### AIM
Give every line back verbatim, dropping all images.

### SUPPLIED INFORMATION
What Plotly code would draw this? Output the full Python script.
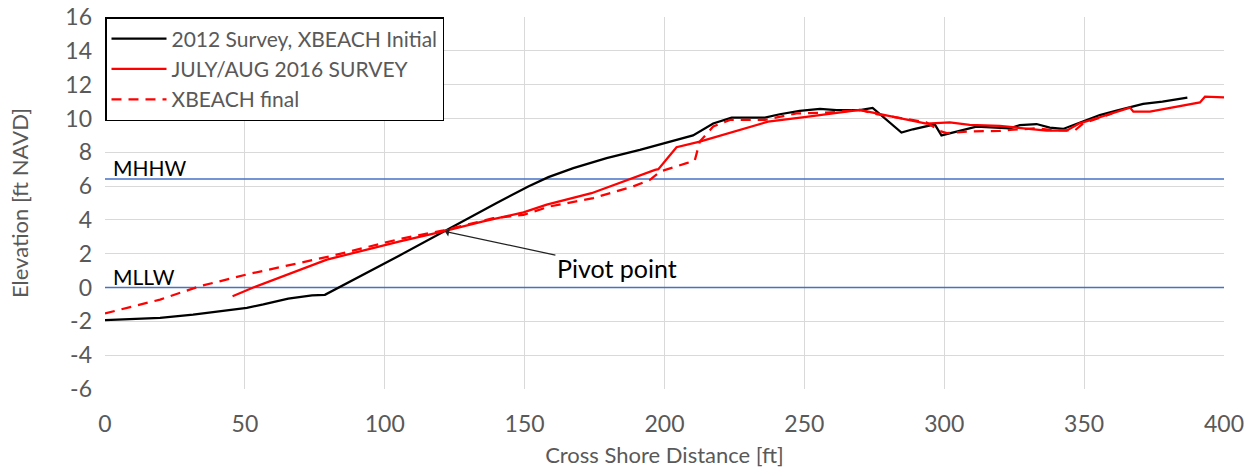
import plotly.graph_objects as go

# ---- data ----
x_2012 = [0, 19.7, 31.5, 44.7, 50.7, 56.6, 61.4, 65.5, 74, 78.6, 105.3, 121, 140, 151.3, 158.5,
          167.4, 179.3, 191.2, 194.8, 210.2, 217.4, 224, 235.9, 241.2, 248.3, 255.6, 261.5, 269.8,
          274.4, 278.2, 284.7, 288.8, 296.6, 299, 306.3, 311.5, 323.5, 327, 333, 337.7, 342.5,
          349.6, 355.6, 361.6, 371.1, 378, 384.3, 386.9]
y_2012 = [-1.93, -1.8, -1.6, -1.34, -1.2, -1.0, -0.81, -0.65, -0.47, -0.43, 1.9, 3.32, 5.0, 5.98, 6.53,
          7.06, 7.65, 8.14, 8.3, 9.0, 9.7, 10.05, 10.05, 10.25, 10.45, 10.56, 10.5, 10.5,
          10.62, 10.1, 9.17, 9.36, 9.65, 9.0, 9.32, 9.52, 9.42, 9.6, 9.67, 9.46, 9.38,
          9.85, 10.2, 10.46, 10.86, 10.99, 11.13, 11.23]

x_2016 = [45.6, 53, 79.3, 93.4, 105.4, 120.9, 135.2, 149.6, 157.9, 173.9, 186.5, 196.6, 197.8,
          204.3, 212.6, 237, 250.7, 269.8, 275.8, 285.3, 293.6, 302, 309.1, 319.8, 325.7, 336.6,
          343.7, 348.4, 355.6, 366.4, 367.6, 373.5, 391.4, 393.2, 400]
y_2016 = [-0.51, 0, 1.65, 2.24, 2.73, 3.32, 3.91, 4.45, 4.9, 5.58, 6.37, 6.96, 7.0,
          8.3, 8.63, 9.81, 10.1, 10.5, 10.3, 10.0, 9.7, 9.77, 9.62, 9.56, 9.47, 9.28,
          9.28, 9.71, 10.07, 10.64, 10.4, 10.4, 10.95, 11.29, 11.25]

x_xb = [0, 19.7, 33.9, 50.6, 81.5, 105.3, 121, 138.8, 149.6, 159.1, 174.5, 188.8, 194.8, 198.4,
        207.9, 210.8, 212.6, 217.4, 223.4, 235.9, 247.2, 258, 269.8, 275.8, 285.3, 293.6, 298.4,
        300.9, 309.1, 319.8, 323.5, 333, 337.7, 346.6, 349.6, 355.6, 360]
y_xb = [-1.53, -0.71, 0.08, 0.77, 1.89, 2.87, 3.38, 4.1, 4.3, 4.8, 5.29, 5.98, 6.37, 6.86,
        7.36, 7.5, 8.63, 9.52, 9.91, 9.91, 10.3, 10.34, 10.5, 10.25, 10.0, 9.77, 9.26,
        9.13, 9.23, 9.26, 9.32, 9.42, 9.32, 9.28, 9.7, 10.07, 10.3]

x_ticks = list(range(0, 401, 50))
y_ticks = list(range(-6, 17, 2))
y_tick_text = [str(v) for v in y_ticks]

datum_x = [0, 400]
mhhw = 6.42
mllw = 0.0
pivot = (121.5, 3.32)

FONT = "Lato"
GRAY = "#595959"

fig = go.Figure()
fig.add_trace(go.Scatter(x=datum_x, y=[mhhw, mhhw], mode="lines", showlegend=False,
                         line=dict(color="#4472C4", width=1.5), hoverinfo="skip"))
fig.add_trace(go.Scatter(x=datum_x, y=[mllw, mllw], mode="lines", showlegend=False,
                         line=dict(color="#4472C4", width=1.5), hoverinfo="skip"))
fig.add_trace(go.Scatter(x=x_2012, y=y_2012, mode="lines", name="2012 Survey, XBEACH Initial",
                         line=dict(color="black", width=2.25)))
fig.add_trace(go.Scatter(x=x_2016, y=y_2016, mode="lines", name="JULY/AUG 2016 SURVEY",
                         line=dict(color="#FF0000", width=2.25)))
fig.add_trace(go.Scatter(x=x_xb, y=y_xb, mode="lines", name="XBEACH final",
                         line=dict(color="#FF0000", width=2.25, dash="10px,7px")))

fig.add_annotation(x=2, y=mhhw, text="MHHW", showarrow=False, xanchor="left", yanchor="bottom",
                   yshift=-3, font=dict(family=FONT, size=21, color="black"))
fig.add_annotation(x=2, y=mllw, text="MLLW", showarrow=False, xanchor="left", yanchor="bottom",
                   yshift=-3, font=dict(family=FONT, size=21, color="black"))
fig.add_annotation(x=pivot[0], y=pivot[1], text="Pivot point", showarrow=True,
                   ax=172, ay=37, arrowhead=1, arrowsize=1.2, arrowwidth=1.2, arrowcolor="#222222",
                   font=dict(family=FONT, size=25, color="black"))

fig.update_layout(
    width=1250, height=469,
    margin=dict(l=105, r=26, t=17, b=80, autoexpand=False),
    paper_bgcolor="white", plot_bgcolor="white",
    font=dict(family=FONT, size=22, color=GRAY),
    legend=dict(x=0, y=1, xanchor="left", yanchor="top", bgcolor="white",
                bordercolor="black", borderwidth=1.5, itemwidth=55,
                font=dict(family=FONT, size=21, color=GRAY)),
    xaxis=dict(range=[0, 400], tickvals=x_ticks, showgrid=True, automargin=False,
               gridcolor="#D9D9D9", gridwidth=1, zeroline=False, showline=False,
               ticks="", ticklabelstandoff=19, ticklabeloverflow="allow",
               title=dict(text="Cross Shore Distance [ft]", font=dict(size=22, color=GRAY), standoff=11),
               tickfont=dict(size=23, color=GRAY)),
    yaxis=dict(range=[-6, 16], tickvals=y_ticks, ticktext=y_tick_text, showgrid=True, automargin=False,
               gridcolor="#D9D9D9", gridwidth=1, zeroline=False, showline=False,
               ticks="", ticklabelstandoff=12, ticklabeloverflow="allow",
               title=dict(text="Elevation [ft NAVD]", font=dict(size=22, color=GRAY), standoff=30),
               tickfont=dict(size=23, color=GRAY)),
)

# remove the default 8px page margin so the figure fills the window exactly
fig.write_html("out.html", config={"displayModeBar": False},
               post_script="document.body.style.margin='0';")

### RESULT OF THE EXERCISE
What Plotly code would draw this? Output the full Python script.
import plotly.graph_objects as go

# ---- data ----
x_2012 = [0, 19.7, 31.5, 44.7, 50.7, 56.6, 61.4, 65.5, 74, 78.6, 105.3, 121, 140, 151.3, 158.5,
          167.4, 179.3, 191.2, 194.8, 210.2, 217.4, 224, 235.9, 241.2, 248.3, 255.6, 261.5, 269.8,
          274.4, 278.2, 284.7, 288.8, 296.6, 299, 306.3, 311.5, 323.5, 327, 333, 337.7, 342.5,
          349.6, 355.6, 361.6, 371.1, 378, 384.3, 386.9]
y_2012 = [-1.93, -1.8, -1.6, -1.34, -1.2, -1.0, -0.81, -0.65, -0.47, -0.43, 1.9, 3.32, 5.0, 5.98, 6.53,
          7.06, 7.65, 8.14, 8.3, 9.0, 9.7, 10.05, 10.05, 10.25, 10.45, 10.56, 10.5, 10.5,
          10.62, 10.1, 9.17, 9.36, 9.65, 9.0, 9.32, 9.52, 9.42, 9.6, 9.67, 9.46, 9.38,
          9.85, 10.2, 10.46, 10.86, 10.99, 11.13, 11.23]

x_2016 = [45.6, 53, 79.3, 93.4, 105.4, 120.9, 135.2, 149.6, 157.9, 173.9, 186.5, 196.6, 197.8,
          204.3, 212.6, 237, 250.7, 269.8, 275.8, 285.3, 293.6, 302, 309.1, 319.8, 325.7, 336.6,
          343.7, 348.4, 355.6, 366.4, 367.6, 373.5, 391.4, 393.2, 400]
y_2016 = [-0.51, 0, 1.65, 2.24, 2.73, 3.32, 3.91, 4.45, 4.9, 5.58, 6.37, 6.96, 7.0,
          8.3, 8.63, 9.81, 10.1, 10.5, 10.3, 10.0, 9.7, 9.77, 9.62, 9.56, 9.47, 9.28,
          9.28, 9.71, 10.07, 10.64, 10.4, 10.4, 10.95, 11.29, 11.25]

x_xb = [0, 19.7, 33.9, 50.6, 81.5, 105.3, 121, 138.8, 149.6, 159.1, 174.5, 188.8, 194.8, 198.4,
        207.9, 210.8, 212.6, 217.4, 223.4, 235.9, 247.2, 258, 269.8, 275.8, 285.3, 293.6, 298.4,
        300.9, 309.1, 319.8, 323.5, 333, 337.7, 346.6, 349.6, 355.6, 360]
y_xb = [-1.53, -0.71, 0.08, 0.77, 1.89, 2.87, 3.38, 4.1, 4.3, 4.8, 5.29, 5.98, 6.37, 6.86,
        7.36, 7.5, 8.63, 9.52, 9.91, 9.91, 10.3, 10.34, 10.5, 10.25, 10.0, 9.77, 9.26,
        9.13, 9.23, 9.26, 9.32, 9.42, 9.32, 9.28, 9.7, 10.07, 10.3]

x_ticks = list(range(0, 401, 50))
y_ticks = list(range(-6, 17, 2))
y_tick_text = [str(v) for v in y_ticks]

datum_x = [0, 400]
mhhw = 6.42
mllw = 0.0
pivot = (121.5, 3.32)

FONT = "Lato"
GRAY = "#595959"

fig = go.Figure()
fig.add_trace(go.Scatter(x=datum_x, y=[mhhw, mhhw], mode="lines", showlegend=False,
                         line=dict(color="#4472C4", width=1.5), hoverinfo="skip"))
fig.add_trace(go.Scatter(x=datum_x, y=[mllw, mllw], mode="lines", showlegend=False,
                         line=dict(color="#4472C4", width=1.5), hoverinfo="skip"))
fig.add_trace(go.Scatter(x=x_2012, y=y_2012, mode="lines", name="2012 Survey, XBEACH Initial",
                         line=dict(color="black", width=2.25)))
fig.add_trace(go.Scatter(x=x_2016, y=y_2016, mode="lines", name="JULY/AUG 2016 SURVEY",
                         line=dict(color="#FF0000", width=2.25)))
fig.add_trace(go.Scatter(x=x_xb, y=y_xb, mode="lines", name="XBEACH final",
                         line=dict(color="#FF0000", width=2.25, dash="10px,7px")))

fig.add_annotation(x=2, y=mhhw, text="MHHW", showarrow=False, xanchor="left", yanchor="bottom",
                   yshift=-3, font=dict(family=FONT, size=21, color="black"))
fig.add_annotation(x=2, y=mllw, text="MLLW", showarrow=False, xanchor="left", yanchor="bottom",
                   yshift=-3, font=dict(family=FONT, size=21, color="black"))
fig.add_annotation(x=pivot[0], y=pivot[1], text="Pivot point", showarrow=True,
                   ax=172, ay=37, arrowhead=1, arrowsize=1.2, arrowwidth=1.2, arrowcolor="#222222",
                   font=dict(family=FONT, size=25, color="black"))

fig.update_layout(
    width=1250, height=469,
    margin=dict(l=105, r=26, t=17, b=80, autoexpand=False),
    paper_bgcolor="white", plot_bgcolor="white",
    font=dict(family=FONT, size=22, color=GRAY),
    legend=dict(x=0, y=1, xanchor="left", yanchor="top", bgcolor="white",
                bordercolor="black", borderwidth=1.5, itemwidth=55,
                font=dict(family=FONT, size=21, color=GRAY)),
    xaxis=dict(range=[0, 400], tickvals=x_ticks, showgrid=True, automargin=False,
               gridcolor="#D9D9D9", gridwidth=1, zeroline=False, showline=False,
               ticks="", ticklabelstandoff=19, ticklabeloverflow="allow",
               title=dict(text="Cross Shore Distance [ft]", font=dict(size=22, color=GRAY), standoff=11),
               tickfont=dict(size=23, color=GRAY)),
    yaxis=dict(range=[-6, 16], tickvals=y_ticks, ticktext=y_tick_text, showgrid=True, automargin=False,
               gridcolor="#D9D9D9", gridwidth=1, zeroline=False, showline=False,
               ticks="", ticklabelstandoff=12, ticklabeloverflow="allow",
               title=dict(text="Elevation [ft NAVD]", font=dict(size=22, color=GRAY), standoff=30),
               tickfont=dict(size=23, color=GRAY)),
)

# remove the default 8px page margin so the figure fills the window exactly
fig.write_html("out.html", config={"displayModeBar": False},
               post_script="document.body.style.margin='0';")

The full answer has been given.